Triangulate: Add edges to eliminate cycles greater than three.
Form Clusters: Create clusters based on the elimination order.
Build Junction Tree: Connect clusters via separators.
Elimination Order Impact:
Good order: Results in small cliques and efficient inference.
Bad order: Results in large cliques and exponential complexity.
5. Treewidth
Definition:
Treewidth = min_over_orders(max_clique_size) - 1
Finding Treewidth:
Try different elimination orders.
Find the smallest possible maximum clique.
Subtract 1 from the result.
6. Factor Graphs
Conversion from Bayesian Network:
Create a factor node for each Conditional Probability Table (CPT).
Connect variables to their respective factors.
Example:
P(X₁)P(X₂)P(X₃|X₁,X₂)P(X₄|X₃)P(X₅|X₂) → Factors: f₁(X₁), f₂(X₂), f₁₂₃(X₁,X₂,X₃), f₃₄(X₃,X₄), f₂₅(X₂,X₅)
7. Parameter Learning (MLE)
Gaussian MLE:
μ̂ = (1/N) Σ Xᵢ σ̂² = (1/N) Σ (Xᵢ - μ̂)²
Linear Gaussian:
X₃ ~ N(w₀ + w₁X₁ + w₂X₂, σ²) Solve: A𝐰 = 𝐛 where Aᵢⱼ = Σ XᵢXⱼ, bᵢ = Σ X₃Xᵢ
8. Hidden Markov Models (HMMs)
Joint Probability:
P(X, Y) = P(X₁) Π P(Xₜ | Xₜ₋₁) Π P(Yₜ | Xₜ)
With Additional Potentials:
P(X, Y, Z) = P(X₁) Π P(Xₜ | Xₜ₋₁) Π P(Yₜ | Xₜ) Π ψ(Xₜ, Zₜ)
9. Key Probability Rules
Conditional Probability:
P(A | B) = P(A, B) / P(B)
Chain Rule:
P(A, B, C) = P(A) P(B | A) P(C | A, B)
Marginalization:
P(A) = Σ_{B, C} P(A, B, C)10. Common Patterns and Tricks
V-Structure (Collider):
Creates dependence when observed.
X → Z ← Y: X ⟂ Y but X ⟂̸ Y | Z.
Explaining Away:
Occurs when there are multiple causes for one effect.

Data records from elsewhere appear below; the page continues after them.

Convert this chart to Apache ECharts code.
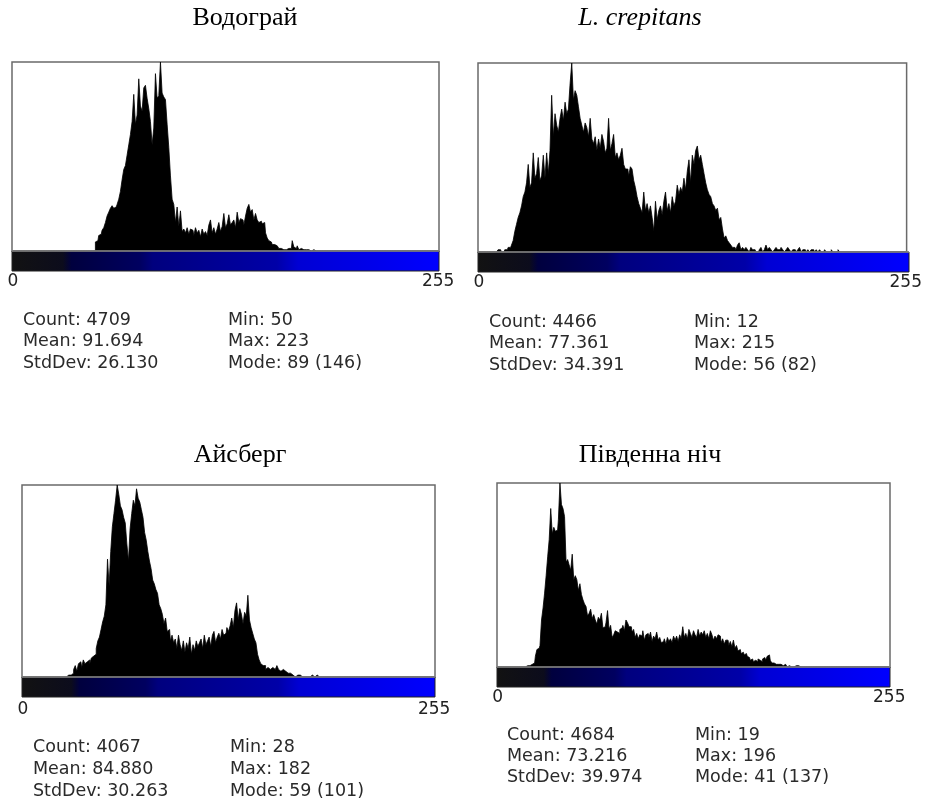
<!DOCTYPE html>
<html>
<head>
<meta charset="utf-8">
<script src="https://cdn.jsdelivr.net/npm/echarts@6/dist/echarts.min.js"></script>
<style>
  html, body { margin: 0; padding: 0; background: #fff; }
  #chart { width: 925px; height: 801px; }
</style>
</head>
<body>
<div id="chart"></div>
<script>
// panel titles and the LUT bar tick labels
const titles = ['Водограй', 'L. crepitans', 'Айсберг', 'Південна ніч'];
const lutTicks = ['0', '255'];

// first non-empty bin of each histogram and the mode count (top of the box)
const minBins = [50, 12, 28, 19];
const modeCounts = [146, 82, 101, 137];

// Водограй, counts from bin 50
const hist1 = [
  7, 8, 12, 13, 16, 18, 22, 27, 30, 33,
  35, 33, 34, 36, 40, 46, 55, 63, 66, 74,
  82, 90, 100, 121, 98, 105, 133, 112, 108, 126,
  128, 118, 110, 100, 82, 95, 137, 118, 120, 146,
  122, 119, 117, 98, 80, 58, 40, 36, 22, 34,
  19, 31, 15, 17, 14, 18, 13, 17, 16, 12,
  18, 14, 16, 11, 17, 13, 15, 12, 20, 24,
  14, 18, 13, 17, 22, 15, 19, 29, 18, 21,
  28, 20, 22, 24, 18, 30, 22, 25, 24, 20,
  27, 33, 36, 30, 32, 24, 29, 24, 22, 23,
  21, 22, 14, 10, 8, 7, 5, 5, 4, 3,
  2, 2, 1, 2, 1, 2, 3, 2, 8, 3,
  2, 4, 1, 2, 1, 0, 1, 1, 0, 0,
  1, 0, 0, 0, 0, 0, 0, 0, 0, 0,
  0, 0, 0, 0, 0, 0, 0, 0, 0, 0,
  0, 0, 0, 0, 0, 0, 0, 0, 0, 0,
  0, 0, 0, 0, 0, 0, 0, 0, 0, 0,
  0, 0, 0, 1
];

// L. crepitans, counts from bin 12
const hist2 = [
  1, 1, 0, 0, 1, 1, 2, 2,
  3, 5, 9, 12, 15, 17, 20, 24, 26, 30,
  38, 28, 30, 43, 32, 34, 41, 31, 33, 42,
  32, 43, 34, 44, 68, 50, 60, 55, 52, 58,
  62, 57, 65, 60, 62, 73, 82, 66, 70, 68,
  63, 58, 55, 52, 56, 54, 50, 58, 49, 47,
  50, 44, 49, 45, 51, 48, 43, 45, 58, 44,
  47, 51, 41, 43, 40, 42, 45, 38, 36, 36,
  33, 37, 36, 31, 28, 24, 21, 19, 17, 26,
  18, 21, 17, 20, 15, 9, 22, 14, 18, 20,
  16, 22, 26, 18, 21, 17, 24, 20, 22, 29,
  25, 28, 26, 32, 27, 35, 40, 30, 42, 38,
  44, 46, 40, 42, 38, 34, 30, 27, 25, 24,
  21, 20, 18, 19, 14, 15, 10, 6, 7, 5,
  4, 3, 2, 2, 1, 3, 4, 1, 2, 1,
  2, 1, 0, 2, 1, 1, 0, 0, 1, 2,
  0, 1, 3, 1, 2, 1, 0, 1, 2, 1,
  1, 2, 1, 0, 1, 2, 1, 0, 1, 1,
  0, 1, 2, 0, 1, 1, 0, 1, 0, 1,
  1, 0, 1, 0, 1, 0, 0, 1, 0, 0,
  0, 1, 0, 0, 0, 1
];

// Айсберг, counts from bin 28
const hist3 = [
  1, 0,
  1, 2, 4, 6, 3, 7, 8, 5, 9, 7,
  8, 9, 7, 10, 11, 12, 15, 19, 21, 25,
  29, 32, 38, 62, 48, 66, 79, 86, 93, 101,
  96, 90, 88, 84, 81, 70, 61, 78, 86, 93,
  90, 99, 94, 92, 88, 84, 76, 72, 66, 61,
  57, 51, 49, 46, 44, 38, 36, 33, 28, 31,
  24, 25, 19, 22, 18, 20, 15, 22, 17, 14,
  19, 13, 18, 15, 21, 12, 17, 14, 19, 16,
  18, 20, 15, 22, 17, 19, 21, 16, 22, 24,
  18, 21, 23, 20, 25, 22, 23, 26, 24, 27,
  31, 26, 35, 39, 30, 36, 33, 28, 34, 32,
  43, 30, 26, 23, 20, 18, 12, 9, 7, 6,
  6, 4, 5, 4, 3, 5, 4, 5, 6, 4,
  3, 4, 4, 3, 2, 2, 2, 1, 1, 0,
  1, 0, 1, 0, 1, 0, 0, 1, 0, 1,
  0, 0, 1
];

// Південна ніч, counts from bin 19
const hist4 = [
  1,
  0, 1, 2, 3, 3, 8, 13, 14, 16, 35,
  44, 55, 68, 82, 95, 118, 99, 104, 101, 102,
  110, 137, 121, 118, 112, 78, 80, 76, 72, 84,
  65, 68, 65, 57, 62, 54, 50, 47, 45, 38,
  40, 43, 36, 39, 35, 32, 37, 35, 40, 29,
  30, 33, 42, 28, 31, 22, 24, 27, 26, 25,
  28, 29, 31, 27, 35, 33, 30, 30, 26, 28,
  22, 25, 21, 24, 23, 27, 20, 24, 25, 22,
  26, 19, 23, 21, 26, 20, 22, 18, 19, 21,
  17, 22, 19, 21, 18, 23, 20, 23, 19, 24,
  21, 30, 22, 25, 21, 28, 25, 22, 27, 24,
  22, 28, 23, 26, 24, 27, 22, 25, 21, 27,
  24, 20, 23, 21, 24, 23, 18, 21, 17, 20,
  20, 16, 19, 15, 20, 14, 16, 12, 13, 10,
  11, 9, 10, 8, 7, 5, 6, 4, 5, 4,
  6, 5, 4, 6, 7, 5, 8, 9, 5, 3,
  3, 2, 3, 2, 2, 1, 1, 2, 1, 0,
  1, 0, 1, 0, 1, 0, 1
];

const statsLeft = [
  ['Count: 4709', 'Mean: 91.694', 'StdDev: 26.130'],
  ['Count: 4466', 'Mean: 77.361', 'StdDev: 34.391'],
  ['Count: 4067', 'Mean: 84.880', 'StdDev: 30.263'],
  ['Count: 4684', 'Mean: 73.216', 'StdDev: 39.974']
];
const statsRight = [
  ['Min: 50', 'Max: 223', 'Mode: 89 (146)'],
  ['Min: 12', 'Max: 215', 'Mode: 56 (82)'],
  ['Min: 28', 'Max: 182', 'Mode: 59 (101)'],
  ['Min: 19', 'Max: 196', 'Mode: 41 (137)']
];

const hists = [hist1, hist2, hist3, hist4];

// layout of each panel (pixels)
const boxes = [
  { left: 12, top: 62, width: 427, height: 189, lutH: 19, tickMargin: 22, titleX: 245, titleY: 18, sx: [23, 228], sy: 320, sdy: 21.5 },
  { left: 478, top: 63, width: 431, height: 189, lutH: 19, tickMargin: 22, titleX: 640, titleY: 18, sx: [489, 694], sy: 322, sdy: 21.5 },
  { left: 22, top: 485, width: 413, height: 192, lutH: 19, tickMargin: 24, titleX: 240, titleY: 455, sx: [33, 230], sy: 747, sdy: 22 },
  { left: 497, top: 483, width: 393, height: 184, lutH: 19, tickMargin: 22, titleX: 650, titleY: 455, sx: [507, 695], sy: 735, sdy: 21 }
];

const bins = [];
for (let i = 0; i < 256; i++) bins.push(i);

const chart = echarts.init(document.getElementById('chart'), null, { renderer: 'canvas' });

const lutGradient = () => new echarts.graphic.LinearGradient(0, 0, 1, 0, [
  { offset: 0, color: '#121212' },
  { offset: 0.12, color: '#0c0c1c' },
  { offset: 0.14, color: '#00003e' },
  { offset: 0.3, color: '#000060' },
  { offset: 0.33, color: '#00007e' },
  { offset: 0.62, color: '#0000a8' },
  { offset: 0.67, color: '#0000d4' },
  { offset: 1, color: '#0000ff' }
]);

const grid = [], xAxis = [], yAxis = [], series = [], graphic = [];

boxes.forEach((b, i) => {
  grid.push({
    left: b.left, top: b.top, width: b.width, height: b.height,
    show: true, borderColor: '#6a6a6a', borderWidth: 1.5, backgroundColor: '#fff'
  });
  xAxis.push({
    type: 'category', gridIndex: i, data: bins, boundaryGap: true,
    axisLine: { show: false }, axisTick: { show: false },
    axisLabel: {
      interval: (idx) => idx === 0 || idx === 255,
      formatter: (v) => (v === '0' || v === 0) ? lutTicks[0] : lutTicks[1],
      margin: b.tickMargin, color: '#222', fontSize: 17,
      fontFamily: '"DejaVu Sans", Arial, sans-serif'
    }
  });
  yAxis.push({
    type: 'value', gridIndex: i, min: 0, max: modeCounts[i],
    show: false, splitLine: { show: false }
  });
  const data = bins.map(() => 0);
  hists[i].forEach((v, k) => { data[minBins[i] + k] = v; });
  // histogram drawn as a stepped, filled area so the bins join without seams
  series.push({
    type: 'line', xAxisIndex: i, yAxisIndex: i, data: data,
    step: 'middle', symbol: 'none', silent: true, z: 1,
    lineStyle: { color: '#000', width: 0.8 },
    areaStyle: { color: '#000', opacity: 1 }
  });

  // LUT bar under the histogram
  graphic.push({
    type: 'rect', silent: true, z: 10,
    shape: { x: b.left, y: b.top + b.height, width: b.width, height: b.lutH + 1 },
    style: { fill: lutGradient(), stroke: '#222', lineWidth: 1 }
  });
  // gray baseline between histogram and LUT bar
  graphic.push({
    type: 'line', silent: true, z: 11,
    shape: { x1: b.left, y1: b.top + b.height, x2: b.left + b.width, y2: b.top + b.height },
    style: { stroke: '#8a8a8a', lineWidth: 1.5 }
  });
  // panel title
  graphic.push({
    type: 'text', silent: true,
    style: {
      text: titles[i], x: b.titleX, y: b.titleY, align: 'center', verticalAlign: 'middle',
      fontSize: 26, fontStyle: i === 1 ? 'italic' : 'normal',
      fontFamily: 'Liberation Serif, "Times New Roman", serif', fill: '#000'
    }
  });
  // statistics
  [statsLeft[i], statsRight[i]].forEach((lines, c) => {
    lines.forEach((t, r) => {
      graphic.push({
        type: 'text', silent: true,
        style: {
          text: t, x: b.sx[c], y: b.sy + r * b.sdy, align: 'left', verticalAlign: 'middle',
          fontSize: 17.5, fontFamily: '"DejaVu Sans", Arial, sans-serif', fill: '#2a2a2a'
        }
      });
    });
  });
});

const option = {
  animation: false,
  backgroundColor: '#fff',
  grid: grid,
  xAxis: xAxis,
  yAxis: yAxis,
  series: series,
  graphic: graphic
};
option && chart.setOption(option);
</script>
</body>
</html>
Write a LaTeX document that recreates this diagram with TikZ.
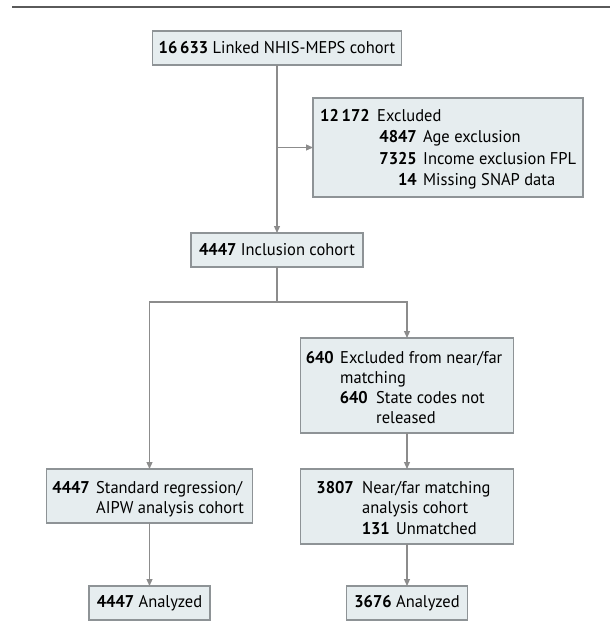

Observing the effect makes the causes dependent on each other.
D-separation Quick Check:
Identify all paths between variables.
Check if any path is unblocked.
If all paths are blocked, the variables are independent.
Factorization Simplification:
Use conditional independence to reduce expressions:
P(A | B, C) = P(A | B) if A ⟂ C | B